_DATA ENTRIES_:
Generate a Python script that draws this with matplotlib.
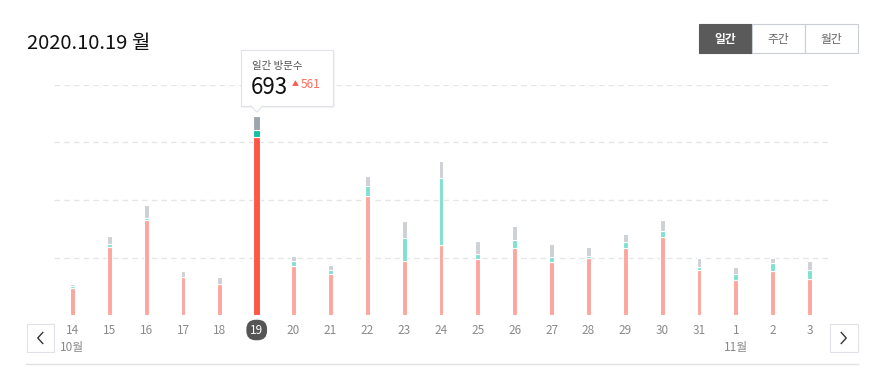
import matplotlib
matplotlib.use("Agg")
import matplotlib.pyplot as plt
import numpy as np
from matplotlib.patches import Rectangle, Polygon
from matplotlib.transforms import Affine2D, blended_transform_factory

plt.rcParams['font.family'] = ['Noto Sans CJK KR', 'DejaVu Sans']

W, H = 881, 387

# daily visitors, 2020.10.14 ~ 2020.11.03
days = ['14', '15', '16', '17', '18', '19', '20', '21', '22', '23', '24',
        '25', '26', '27', '28', '29', '30', '31', '1', '2', '3']
pink = [95, 236, 330, 132, 108, 620, 170, 143, 414, 189, 244,
        196, 234, 185, 199, 234, 272, 158, 123, 154, 126]
teal = [5, 11, 7, 0, 0, 22, 19, 12, 33, 79, 233,
        15, 28, 17, 5, 20, 20, 9, 20, 27, 29]
gray = [9, 28, 46, 21, 24, 51, 16, 19, 36, 59, 59,
        46, 48, 45, 33, 28, 38, 32, 25, 18, 33]
months = {'14': '10월', '1': '11월'}
selected = 5
title = '2020.10.19 월'
tabs = ['일간', '주간', '월간']

pink = np.array(pink)
teal = np.array(teal)
gray = np.array(gray)
total = pink + teal + gray
x = np.arange(len(days))

fig = plt.figure(figsize=(W / 100, H / 100), dpi=100)
px = Affine2D().scale(1 / W, -1 / H).translate(0, 1) + fig.transFigure

ax = fig.add_axes([54 / W, (H - 315) / H, (828 - 54) / W, (315 - 85) / H])
ax.set_xlim(-0.5, 20.5)
ax.set_ylim(0, 800)
for s in ax.spines.values():
    s.set_visible(False)
ax.set_yticks([200, 400, 600, 800])
ax.set_yticklabels([])
ax.tick_params(length=0)
ax.grid(axis='y', color='#e6e6e6', linestyle=(0, (4, 3)), linewidth=1)
ax.set_axisbelow(True)

widths = np.where(x == selected, 0.19, 0.135)
c_pink = ['#ff5646' if i == selected else '#fca79e' for i in x]
c_teal = ['#12c1a4' if i == selected else '#80e0d1' for i in x]
c_gray = ['#9ea5ad' if i == selected else '#cdd1d6' for i in x]
ax.bar(x, pink, width=widths, color=c_pink, edgecolor='white', linewidth=0.8)
ax.bar(x, teal, bottom=pink, width=widths, color=c_teal, edgecolor='white', linewidth=0.8)
ax.bar(x, gray, bottom=pink + teal, width=widths, color=c_gray, edgecolor='white', linewidth=0.8)

# day labels
ax.set_xticks([])
lbl = blended_transform_factory(ax.transData, px)
for i, d in enumerate(days):
    if i == selected:
        ax.text(i, 330, d, transform=lbl, ha='center', va='center', fontsize=8.5,
                color='white', bbox=dict(boxstyle='round,pad=0.32,rounding_size=0.8',
                                         fc='#555555', ec='none'))
    else:
        ax.text(i, 330, d, transform=lbl, ha='center', va='center', fontsize=8.5,
                color='#8a8a8a')
    if d in months:
        ax.text(i, 348, months[d], transform=lbl, ha='center', va='center',
                fontsize=8.5, color='#8a8a8a')

# title
fig.text(27, 43, title, transform=px, ha='left', va='center', fontsize=14.5, color='#111111')

# tabs
for k, t in enumerate(tabs):
    x0 = 699 + k * 53
    on = k == 0
    fig.patches.append(Rectangle((x0, 53), 53, -29.5, transform=px,
                                 fc='#5a5a5a' if on else 'white',
                                 ec='#5a5a5a' if on else '#c9ced6', lw=0.8))
    fig.text(x0 + 26.5, 39, t, transform=px, ha='center', va='center', fontsize=8.5,
             color='white' if on else '#666666', fontweight='bold' if on else 'normal')

# prev / next buttons
for x0, d in [(26.5, -1), (830, 1)]:
    fig.patches.append(Rectangle((x0, 352), 27.5, -28, transform=px,
                                 fc='white', ec='#dfe2e8', lw=0.8))
    cx = x0 + 13.75
    fig.lines.append(plt.Line2D([cx - 2.5 * d, cx + 2.5 * d, cx - 2.5 * d],
                                [332.5, 338, 343.5], transform=px,
                                color='#333333', lw=1.0))

# bottom rule
fig.lines.append(plt.Line2D([26, 858], [364, 364], transform=px, color='#e2e2e2', lw=1))

# tooltip
bx = ax.transData.transform((selected, 0))[0] / fig.dpi * 100
tx0, tx1, ty0, ty1 = 240.5, 333, 49.5, 106
fig.patches.append(Rectangle((tx0 + 1.5, ty1 + 1.5), tx1 - tx0, -(ty1 - ty0), transform=px,
                             fc='#000000', alpha=0.04, ec='none'))
fig.patches.append(Rectangle((tx0, ty1), tx1 - tx0, -(ty1 - ty0), transform=px,
                             fc='white', ec='#dfe2ea', lw=0.8))
fig.patches.append(Polygon([(bx - 6, ty1 - 0.5), (bx + 6, ty1 - 0.5), (bx, ty1 + 5.5)],
                           closed=True, transform=px, fc='white', ec='none'))
fig.lines.append(plt.Line2D([bx - 6, bx, bx + 6], [ty1, ty1 + 6, ty1], transform=px,
                            color='#dfe2ea', lw=0.8))
fig.text(252, 66, '일간 방문수', transform=px, ha='left', va='center', fontsize=7.5, color='#555555')
fig.text(251, 87, str(total[selected]), transform=px, ha='left', va='center',
         fontsize=16, color='#111111')
diff = total[selected] - total[selected - 1]
fig.text(292, 84, '▲', transform=px, ha='left', va='center', fontsize=5, color='#ff5a47')
fig.text(301, 84, str(diff), transform=px, ha='left', va='center', fontsize=8.5, color='#ff6b5a')

fig.savefig('out.png', dpi=100)
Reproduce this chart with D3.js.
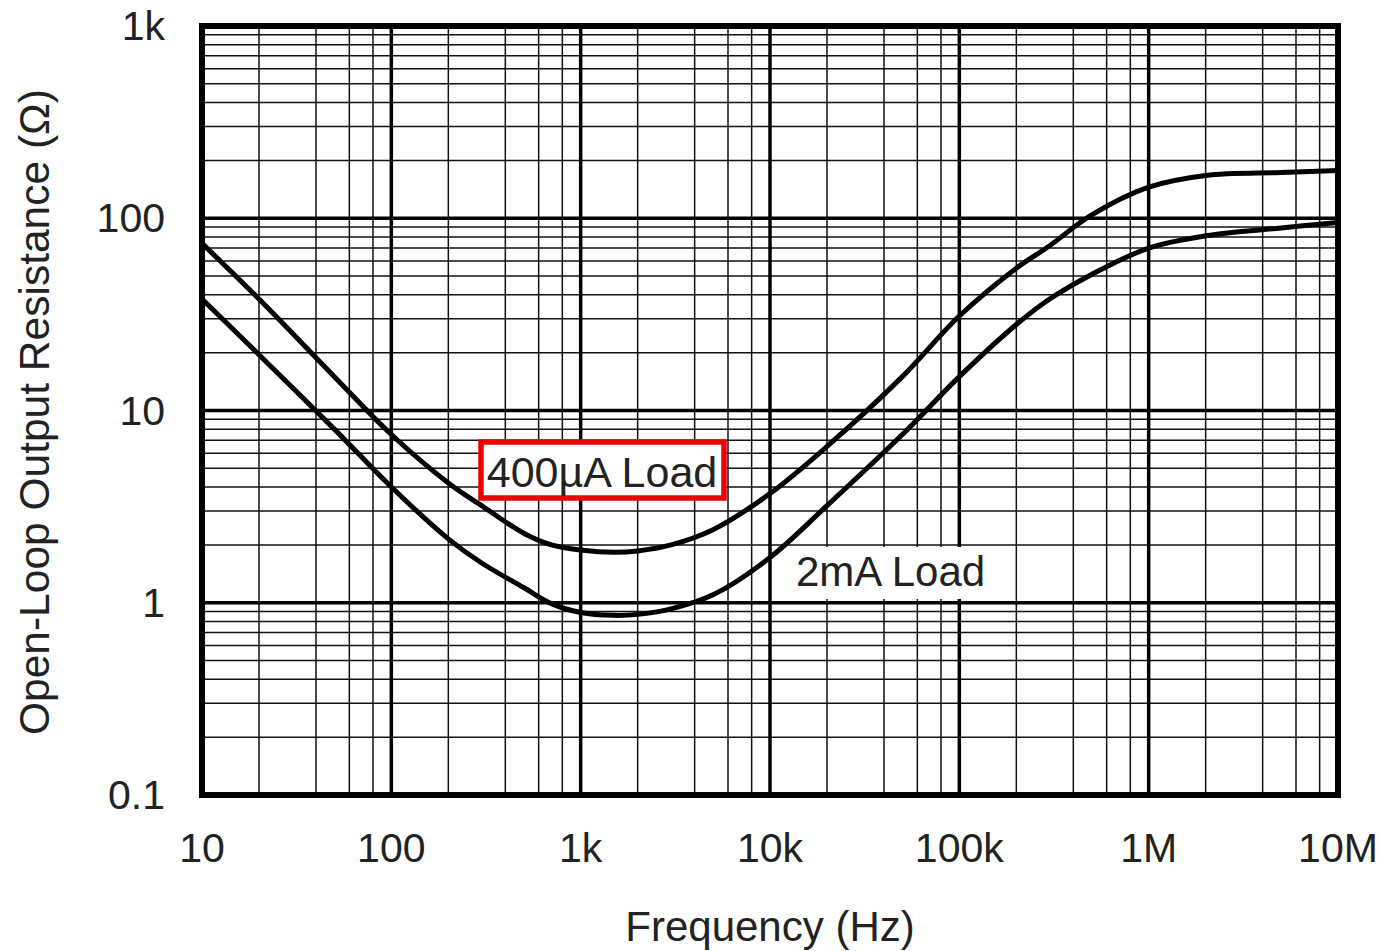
<!DOCTYPE html>
<html>
<head>
<meta charset="utf-8">
<script src="https://cdn.jsdelivr.net/npm/d3@7"></script>
<style>
  body { margin: 0; background: #fff; }
  text { font-family: "Liberation Sans", Arial, sans-serif; fill: #222; }
</style>
</head>
<body>
<svg id="chart" width="1391" height="951"></svg>
<script>
// frequency points (Hz) and resistance (ohm)
const freq = [10, 20, 50, 100, 200, 300, 500, 700, 1e3, 1.5e3, 2e3, 3e3, 5e3, 1e4, 2e4, 5e4, 1e5, 2e5, 3e5, 5e5, 1e6, 2e6, 5e6, 1e7];
const load400uA = [74, 38, 15, 7.5, 4.2, 3.2, 2.3, 2.0, 1.88, 1.83, 1.86, 2.0, 2.4, 3.7, 6.5, 15, 31, 55, 72, 104, 145, 167, 173, 177];
const load2mA = [38, 19.5, 8, 4, 2.15, 1.61, 1.2, 0.99, 0.89, 0.86, 0.87, 0.93, 1.1, 1.72, 3.2, 7.5, 15, 28, 38, 51, 70, 81, 89, 95];

const xTicks = [10, 100, 1e3, 1e4, 1e5, 1e6, 1e7];
const xTickLabels = ["10", "100", "1k", "10k", "100k", "1M", "10M"];
const yTicks = [0.1, 1, 10, 100, 1000];
const yTickLabels = ["0.1", "1", "10", "100", "1k"];

const plotLeft = 202, plotRight = 1338, plotTop = 26, plotBottom = 795;
const svg = d3.select("#chart");

const x = d3.scaleLog().domain([10, 1e7]).range([plotLeft, plotRight]);
const y = d3.scaleLog().domain([0.1, 1000]).range([plotBottom, plotTop]);

// minor grid
const xMinor = [];
for (let d = 10; d < 1e7; d *= 10) [2, 4, 6, 8].forEach(m => xMinor.push(d * m));
const yMinor = [];
for (let d = 0.1; d < 999; d *= 10) [2, 3, 4, 5, 6, 7, 8, 9].forEach(m => yMinor.push(d * m));

const grid = svg.append("g");
grid.selectAll("line.xm").data(xMinor).enter().append("line")
  .attr("x1", d => x(d)).attr("x2", d => x(d))
  .attr("y1", plotTop).attr("y2", plotBottom)
  .attr("stroke", "#111").attr("stroke-width", 1.5);
grid.selectAll("line.ym").data(yMinor).enter().append("line")
  .attr("y1", d => y(d)).attr("y2", d => y(d))
  .attr("x1", plotLeft).attr("x2", plotRight)
  .attr("stroke", "#111").attr("stroke-width", 1.5);

// decade lines
grid.selectAll("line.xd").data(xTicks).enter().append("line")
  .attr("x1", d => x(d)).attr("x2", d => x(d))
  .attr("y1", plotTop).attr("y2", plotBottom)
  .attr("stroke", "#000").attr("stroke-width", 3.5);
grid.selectAll("line.yd").data(yTicks).enter().append("line")
  .attr("y1", d => y(d)).attr("y2", d => y(d))
  .attr("x1", plotLeft).attr("x2", plotRight)
  .attr("stroke", "#000").attr("stroke-width", 3.5);

// white patch behind the 2mA label (under the curves)
svg.append("rect")
  .attr("x", 773).attr("y", 547)
  .attr("width", 232).attr("height", 52)
  .attr("fill", "#fff");

// curves
const line = d3.line()
  .x((d, i) => x(freq[i]))
  .y(d => y(d))
  .curve(d3.curveCatmullRom.alpha(0.5));

[load400uA, load2mA].forEach(s => {
  svg.append("path")
    .attr("d", line(s))
    .attr("fill", "none")
    .attr("stroke", "#000")
    .attr("stroke-width", 5)
    .attr("stroke-linejoin", "round");
});

// frame
svg.append("rect")
  .attr("x", plotLeft).attr("y", plotTop)
  .attr("width", plotRight - plotLeft).attr("height", plotBottom - plotTop)
  .attr("fill", "none").attr("stroke", "#000").attr("stroke-width", 6);

// tick labels
svg.selectAll("text.xt").data(xTicks).enter().append("text")
  .attr("x", d => x(d)).attr("y", 862)
  .attr("text-anchor", "middle")
  .attr("font-size", 41)
  .text((d, i) => xTickLabels[i]);

svg.selectAll("text.yt").data(yTicks).enter().append("text")
  .attr("x", 165).attr("y", d => y(d) + 14)
  .attr("text-anchor", "end")
  .attr("font-size", 41)
  .text((d, i) => yTickLabels[i]);

// axis titles
svg.append("text")
  .attr("x", 770).attr("y", 941)
  .attr("text-anchor", "middle")
  .attr("font-size", 42)
  .text("Frequency (Hz)");

svg.append("text")
  .attr("transform", "translate(49,412) rotate(-90)")
  .attr("text-anchor", "middle")
  .attr("font-size", 42.5)
  .text("Open-Loop Output Resistance (Ω)");

// series labels
svg.append("rect")
  .attr("x", 481).attr("y", 442)
  .attr("width", 243).attr("height", 56)
  .attr("fill", "#fff").attr("stroke", "#ee0000").attr("stroke-width", 5.5);
svg.append("text")
  .attr("x", 602).attr("y", 487)
  .attr("text-anchor", "middle")
  .attr("font-size", 43)
  .text("400µA Load");

svg.append("text")
  .attr("x", 796).attr("y", 586)
  .attr("font-size", 42)
  .text("2mA Load");
</script>
</body>
</html>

_THE EXERCISE_: From the top of the listing above, repeat each line exactly until you reach the line containing "px = Affine2D().scale(1", and repeat that one too. Leave the pictures out.

_EXERCISE RESPONSE_:
Generate a Python script that draws this with matplotlib.
import matplotlib
matplotlib.use("Agg")
import matplotlib.pyplot as plt
import numpy as np
from matplotlib.patches import Rectangle, Polygon
from matplotlib.transforms import Affine2D, blended_transform_factory

plt.rcParams['font.family'] = ['Noto Sans CJK KR', 'DejaVu Sans']

W, H = 881, 387

# daily visitors, 2020.10.14 ~ 2020.11.03
days = ['14', '15', '16', '17', '18', '19', '20', '21', '22', '23', '24',
        '25', '26', '27', '28', '29', '30', '31', '1', '2', '3']
pink = [95, 236, 330, 132, 108, 620, 170, 143, 414, 189, 244,
        196, 234, 185, 199, 234, 272, 158, 123, 154, 126]
teal = [5, 11, 7, 0, 0, 22, 19, 12, 33, 79, 233,
        15, 28, 17, 5, 20, 20, 9, 20, 27, 29]
gray = [9, 28, 46, 21, 24, 51, 16, 19, 36, 59, 59,
        46, 48, 45, 33, 28, 38, 32, 25, 18, 33]
months = {'14': '10월', '1': '11월'}
selected = 5
title = '2020.10.19 월'
tabs = ['일간', '주간', '월간']

pink = np.array(pink)
teal = np.array(teal)
gray = np.array(gray)
total = pink + teal + gray
x = np.arange(len(days))

fig = plt.figure(figsize=(W / 100, H / 100), dpi=100)
px = Affine2D().scale(1 / W, -1 / H).translate(0, 1) + fig.transFigure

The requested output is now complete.